Unless you are committed to some kind of economic utopian egalitarianism, you’ll probably not use the story Jesus told in Matthew 20 about a man who owned a vineyard and who recruited a series of day labourers.
There were five groups of them: some of them started first thing and worked all day, some worked from 9 in the morning, some from noon, some from 3 and some were recruited only at the 11th hour. The kicker in the story comes when the people who’d worked all day watch the 11th hour workers get paid a full day’s wage, assume that therefore they will get more, but end up getting the same.
It’s probably not how you’d run a business: at least you’re unlikely to be successful if the people who turn up after lunch on Friday get the same wage as the people who’ve worked all week!
But it’s the way the Kingdom works, for God’s Kingdom is a Kingdom of reversals. The story is framed by a couple of bookends that make the same point: But many who are first will be last, and the last first (Matthew 19:30); So the last will be first and the first last (Matthew 20:16).
It’s not the first time that Jesus has talked about reversals: the Beatitudes (Matthew 5) pronounce blessing on some of the people who are most likely to be trampled or ignored. Nor is it the last, for it is the servants who are the greatest, the slaves who will be first: just as the Son of Man came to serve and give his life, rather than to be served.
The story of the vineyard workers is an illustration of the principle: but I think it’s also worth making a couple of observations about the King of this kingdom of reversals, and how he treats his workers.

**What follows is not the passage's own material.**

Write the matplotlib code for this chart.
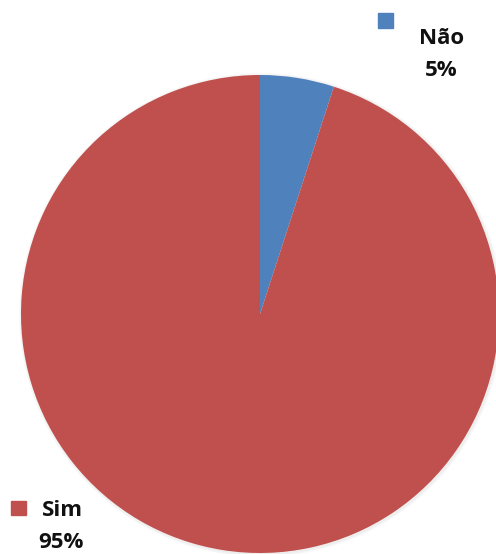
import matplotlib.pyplot as plt
from matplotlib.patches import Rectangle

# ======================================
# Data
# ======================================

labels = ["Não", "Sim"]
values = [5, 95]
colors = ["#4F81BD", "#C0504D"]

# ======================================
# Figure (pixel coordinates, y up)
# ======================================

W, H = 496, 554
fig = plt.figure(figsize=(W / 100, H / 100), dpi=100)
ax = fig.add_axes([0, 0, 1, 1])

cx, cy, r = 260, H - 314, 239

# soft shadow ring
for i, a in enumerate([0.05, 0.05, 0.06]):
    ax.add_patch(plt.Circle((cx + 1, cy - 1), r + 3 - i, color="#999999",
                            alpha=a, lw=0, zorder=1))

ax.pie(values, colors=colors, startangle=90, counterclock=False,
       center=(cx, cy), radius=r, frame=True,
       wedgeprops=dict(linewidth=0, zorder=2))
ax.set_xlim(0, W)
ax.set_ylim(0, H)
ax.set_aspect("equal")
ax.axis("off")

# ======================================
# Labels
# ======================================

font = dict(family="Open Sans", fontsize=16, fontweight="bold",
            color="#111111", ha="center", va="center")

# Não
ax.add_patch(Rectangle((378, H - 28), 15, 15, color=colors[0], zorder=3))
ax.text(442, H - 38, labels[0], **font)
ax.text(441, H - 70, f"{values[0]}%", **font)

# Sim
ax.add_patch(Rectangle((11, H - 515), 15, 14, color=colors[1], zorder=3))
ax.text(62, H - 510, labels[1], **font)
ax.text(61, H - 542, f"{values[1]}%", **font)

fig.savefig("out.png", dpi=100)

- He is fair – and never underpays. In the story the 12 hour workers got what they had been promised. Justice and fairness are important planks in how an ordered society should work and in the story the vineyard owner kept his word. Perhaps the point is not far removed from the assurances that Jesus gave Peter and the disciples in Matthew 20: anyone who lives sacrificially for the King and his Kingdom will receive their reward, for the King never underpays.
- He is generous – and gladly overpays. In a sense the workers’ grumbling (not unlike the older brother in Luke 15) had less to do with what they received and more to do with the treatment of the 11th hour brigade. Had they received the day’s wage promised and the others received only a fraction of that, there would have been no complaint. But – as the vineyard owner pointed out to them – they begrudged their employer’s generosity. People whose lives are built exclusively around the notion of fairness – no such thing as a free lunch, you’ve got to pay your way – are likely to struggle with grace. They are so intent on being treated fairly that they resent it when the King chooses to be generous over less-deserving folk.
So how do you handle it when God seems to bless someone else more than you? When they seem to have a bigger portion of his favour and by your reckoning they are not as deserving as you? Perhaps they are not as gifted, not as theologically sound, not as diligent, not as righteous – at least in your estimate: and yet God chooses to bless them! What if you’re a leader and God seems to be blessing someone else’s leadership or ministry more than yours?
How often to some of us need to hear the King’s rebuke: Would you begrudge my generosity? If our relationship with God is based largely on some kind of quid pro quo arrangement, we are likely to struggle when he is kind and generous to those who – in our judgement – don’t deserve it.
And isn’t it also true that those who truly appreciate God’s generosity to them will not begrudge his generosity to others, even when those others are, apparently, less deserving?